Trump’s alliance-tour rhetoric outpaces the results
President Donald Trump arrived in South Korea on Nov. 7, 2017, determined to project the kind of forceful confidence that has long defined his foreign-policy branding. The trip was framed as a test of resolve, with North Korea looming over every official appearance and every carefully chosen line. In Seoul, Trump used the visit to press the case that allies should stand together, stay disciplined, and keep the pressure on Pyongyang. The message fit neatly into his preferred style of diplomacy: loud, blunt, and meant to leave no doubt about American strength. Yet the day also revealed a familiar weakness in that approach, because the public display of confidence did not come with much visible evidence of diplomatic progress. The rhetoric was expansive, but the practical payoff remained difficult to identify.
That gap mattered because South Korea was not a symbolic backdrop. It was one of the most important front-line partners in the effort to deter North Korea and manage an increasingly dangerous nuclear standoff. Trump’s remarks in Seoul leaned heavily on the idea that the United States would not be intimidated and that pressure, if kept up, would eventually force results. That is a defensible strategy in theory, but only if allies believe there is a coherent plan behind it and that Washington can keep its partners aligned over time. The problem for the administration was that the visit mostly showcased the performance of toughness rather than any concrete sign that the strategy was working. A stern speech can help reinforce a coalition, but it does not by itself answer the harder questions: what comes next, how much risk allies are expected to absorb, and what measurable change is supposed to follow. In this case, the White House asked allies to trust the process while offering little public proof that the process was producing momentum.
Trump’s style has always complicated the basic diplomatic task of reassuring partners while keeping pressure on an adversary. His remarks often mixed solidarity and challenge, and that made it harder to separate policy from theater. In Seoul, the administration seemed to want the image of an emboldened alliance, but it also wanted other governments to accept the costs of a harder line without much visible evidence that the costs would pay off. That is not a small ask. Allies making their own security calculations want to know not only that Washington is angry or determined, but that it has a plan with staying power, clear goals, and an exit ramp if the pressure campaign does not work as intended. Trump’s language could suggest unity in one moment and test loyalty in the next, which left the impression that the performance was carrying more weight than the substance. The visit did not break the alliance, and it did not have to in order to matter. But it also did not provide the sort of concrete diplomatic movement that would have made the rhetoric feel fully grounded.
That is why the main criticism of the trip centered less on any single statement than on the broader pattern it reflected.
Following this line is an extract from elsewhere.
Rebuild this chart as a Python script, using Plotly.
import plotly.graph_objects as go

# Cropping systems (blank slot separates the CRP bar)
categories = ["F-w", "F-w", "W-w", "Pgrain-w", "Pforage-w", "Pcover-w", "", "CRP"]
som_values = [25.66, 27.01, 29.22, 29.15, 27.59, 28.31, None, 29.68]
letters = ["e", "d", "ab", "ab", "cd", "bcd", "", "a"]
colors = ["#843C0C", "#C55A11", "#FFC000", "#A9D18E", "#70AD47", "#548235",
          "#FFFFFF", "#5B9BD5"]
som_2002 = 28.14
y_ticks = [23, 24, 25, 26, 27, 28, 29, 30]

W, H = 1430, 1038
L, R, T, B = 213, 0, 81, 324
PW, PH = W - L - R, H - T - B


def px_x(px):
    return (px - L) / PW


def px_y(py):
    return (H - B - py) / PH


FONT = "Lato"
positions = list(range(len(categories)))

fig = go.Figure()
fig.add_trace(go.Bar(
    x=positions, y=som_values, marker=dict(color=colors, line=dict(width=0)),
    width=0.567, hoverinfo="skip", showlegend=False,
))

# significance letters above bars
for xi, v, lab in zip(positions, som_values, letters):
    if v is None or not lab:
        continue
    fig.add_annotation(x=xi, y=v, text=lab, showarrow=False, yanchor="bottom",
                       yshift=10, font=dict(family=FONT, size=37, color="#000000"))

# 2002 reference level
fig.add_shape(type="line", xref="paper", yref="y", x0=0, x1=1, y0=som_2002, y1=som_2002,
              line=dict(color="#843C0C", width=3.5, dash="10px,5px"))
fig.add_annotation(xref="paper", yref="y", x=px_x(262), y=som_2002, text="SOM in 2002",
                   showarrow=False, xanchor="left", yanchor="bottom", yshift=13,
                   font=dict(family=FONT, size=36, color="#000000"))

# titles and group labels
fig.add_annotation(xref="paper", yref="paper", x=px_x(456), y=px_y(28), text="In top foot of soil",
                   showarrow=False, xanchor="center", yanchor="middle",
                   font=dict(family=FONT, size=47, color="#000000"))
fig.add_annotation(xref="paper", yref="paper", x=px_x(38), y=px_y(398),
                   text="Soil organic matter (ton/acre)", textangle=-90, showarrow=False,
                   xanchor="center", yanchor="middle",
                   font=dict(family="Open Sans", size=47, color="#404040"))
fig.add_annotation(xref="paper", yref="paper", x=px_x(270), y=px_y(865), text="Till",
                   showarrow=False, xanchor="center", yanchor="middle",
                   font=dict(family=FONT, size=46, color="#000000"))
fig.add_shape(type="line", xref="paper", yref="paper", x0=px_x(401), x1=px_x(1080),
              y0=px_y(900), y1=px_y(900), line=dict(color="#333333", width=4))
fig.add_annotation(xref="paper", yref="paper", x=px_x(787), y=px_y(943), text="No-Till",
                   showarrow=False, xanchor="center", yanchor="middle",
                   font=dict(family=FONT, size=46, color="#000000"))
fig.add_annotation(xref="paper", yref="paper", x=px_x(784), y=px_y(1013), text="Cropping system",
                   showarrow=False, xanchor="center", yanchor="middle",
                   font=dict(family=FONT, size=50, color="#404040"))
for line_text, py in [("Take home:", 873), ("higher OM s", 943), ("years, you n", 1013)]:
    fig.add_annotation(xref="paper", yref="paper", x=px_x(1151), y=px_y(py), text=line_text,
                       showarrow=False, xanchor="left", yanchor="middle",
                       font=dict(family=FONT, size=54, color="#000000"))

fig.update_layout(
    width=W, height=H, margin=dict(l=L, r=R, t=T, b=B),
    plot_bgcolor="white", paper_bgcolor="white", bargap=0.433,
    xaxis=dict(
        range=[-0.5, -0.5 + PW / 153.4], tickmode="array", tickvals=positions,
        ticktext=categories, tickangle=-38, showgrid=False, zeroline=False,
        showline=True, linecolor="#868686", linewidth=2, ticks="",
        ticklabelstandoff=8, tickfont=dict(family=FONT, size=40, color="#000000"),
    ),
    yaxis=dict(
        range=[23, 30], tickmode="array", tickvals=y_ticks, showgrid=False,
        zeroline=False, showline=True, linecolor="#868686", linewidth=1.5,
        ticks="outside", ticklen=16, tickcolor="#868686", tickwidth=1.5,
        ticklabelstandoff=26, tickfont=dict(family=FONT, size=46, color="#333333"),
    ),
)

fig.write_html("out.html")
Trump has repeatedly cast himself as a dealmaker who can use instinct and strength to force outcomes that others cannot reach. In foreign policy, though, outcomes usually depend on patience, coordination, and the less visible work of building trust with allies while maintaining pressure on a common adversary. The South Korea stop did not deliver the kind of breakthrough that would validate the administration’s confidence, and it did not show that the North Korea strategy had already begun to convert pressure into results. What it did show was a presidency still inclined to treat diplomacy as a stage for projecting dominance, even when the underlying diplomacy remained unfinished. That may be effective as political theater, especially for audiences at home that respond to displays of force. It is less convincing to governments that need to know whether the United States can sustain a long and uncertain campaign.
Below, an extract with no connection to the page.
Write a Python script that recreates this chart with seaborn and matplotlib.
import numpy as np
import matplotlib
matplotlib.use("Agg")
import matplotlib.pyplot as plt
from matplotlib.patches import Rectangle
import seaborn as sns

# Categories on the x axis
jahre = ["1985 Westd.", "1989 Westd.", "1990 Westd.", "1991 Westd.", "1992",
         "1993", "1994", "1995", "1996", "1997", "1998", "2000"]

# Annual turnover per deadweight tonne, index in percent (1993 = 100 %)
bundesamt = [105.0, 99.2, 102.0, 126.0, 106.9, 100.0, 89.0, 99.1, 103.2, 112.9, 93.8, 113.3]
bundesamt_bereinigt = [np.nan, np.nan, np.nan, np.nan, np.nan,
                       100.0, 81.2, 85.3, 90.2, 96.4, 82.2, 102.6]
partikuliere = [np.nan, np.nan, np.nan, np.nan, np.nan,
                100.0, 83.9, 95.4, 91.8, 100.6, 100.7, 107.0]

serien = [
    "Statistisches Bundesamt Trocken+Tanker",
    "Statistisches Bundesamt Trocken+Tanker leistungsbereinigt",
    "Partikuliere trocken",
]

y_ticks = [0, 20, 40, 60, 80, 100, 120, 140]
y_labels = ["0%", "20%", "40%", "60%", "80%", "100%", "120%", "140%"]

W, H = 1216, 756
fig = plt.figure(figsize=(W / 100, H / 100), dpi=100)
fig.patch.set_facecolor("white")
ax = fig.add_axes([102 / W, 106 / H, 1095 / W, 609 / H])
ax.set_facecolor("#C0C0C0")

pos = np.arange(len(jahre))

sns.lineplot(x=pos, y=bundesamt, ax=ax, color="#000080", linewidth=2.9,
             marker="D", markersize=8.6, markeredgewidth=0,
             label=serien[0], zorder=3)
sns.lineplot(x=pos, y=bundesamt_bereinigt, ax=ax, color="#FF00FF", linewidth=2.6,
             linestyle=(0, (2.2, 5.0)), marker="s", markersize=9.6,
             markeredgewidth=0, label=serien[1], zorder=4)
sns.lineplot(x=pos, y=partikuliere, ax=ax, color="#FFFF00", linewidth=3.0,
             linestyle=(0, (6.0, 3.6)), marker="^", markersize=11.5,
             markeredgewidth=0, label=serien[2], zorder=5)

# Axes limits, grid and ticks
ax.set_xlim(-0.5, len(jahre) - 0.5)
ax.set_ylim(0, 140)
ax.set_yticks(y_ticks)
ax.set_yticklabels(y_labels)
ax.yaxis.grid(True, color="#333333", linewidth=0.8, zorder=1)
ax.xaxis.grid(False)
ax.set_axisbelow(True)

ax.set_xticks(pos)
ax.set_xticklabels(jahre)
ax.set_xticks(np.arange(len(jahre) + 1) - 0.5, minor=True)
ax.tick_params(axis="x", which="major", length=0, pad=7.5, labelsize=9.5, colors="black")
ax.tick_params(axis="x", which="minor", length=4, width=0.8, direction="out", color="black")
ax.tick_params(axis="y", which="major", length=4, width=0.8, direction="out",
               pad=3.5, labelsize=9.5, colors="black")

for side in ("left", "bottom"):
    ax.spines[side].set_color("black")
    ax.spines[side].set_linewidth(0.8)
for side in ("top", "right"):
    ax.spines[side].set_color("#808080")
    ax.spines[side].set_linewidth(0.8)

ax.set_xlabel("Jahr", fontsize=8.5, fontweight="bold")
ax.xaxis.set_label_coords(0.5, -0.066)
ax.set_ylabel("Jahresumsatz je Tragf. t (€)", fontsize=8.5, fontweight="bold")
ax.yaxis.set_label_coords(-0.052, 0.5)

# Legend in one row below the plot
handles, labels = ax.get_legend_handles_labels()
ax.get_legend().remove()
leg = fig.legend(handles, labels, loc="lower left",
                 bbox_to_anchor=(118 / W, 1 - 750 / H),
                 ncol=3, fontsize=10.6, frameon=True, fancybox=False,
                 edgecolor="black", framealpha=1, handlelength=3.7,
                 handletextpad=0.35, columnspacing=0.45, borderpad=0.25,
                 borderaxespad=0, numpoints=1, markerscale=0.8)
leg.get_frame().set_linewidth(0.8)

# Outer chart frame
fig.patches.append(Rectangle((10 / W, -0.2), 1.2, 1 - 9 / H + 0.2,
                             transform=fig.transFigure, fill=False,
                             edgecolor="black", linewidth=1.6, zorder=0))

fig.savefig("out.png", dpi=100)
So the visit ended up underscoring a credibility problem more than a policy triumph. Trump wanted the trip to demonstrate control, but the official remarks mainly exposed the distance between that ambition and the facts on the ground. The administration could point to firmness, urgency, and alliance solidarity, but it could not point to a clear breakthrough or a tangible diplomatic gain. In that sense, the Seoul stop fit a broader pattern in which Trump was often better at producing striking images than at delivering the substance those images were supposed to represent. The alliance remained intact, and the North Korea crisis was not resolved in a single day, but the visit still left the impression that the performance was doing most of the work. If the goal was to show that pressure was already yielding results, the evidence on Nov. 7 was thin. If the goal was to stage resolve, the White House did that convincingly. The problem was that the former was the harder test, and on this trip it was the one that remained unanswered.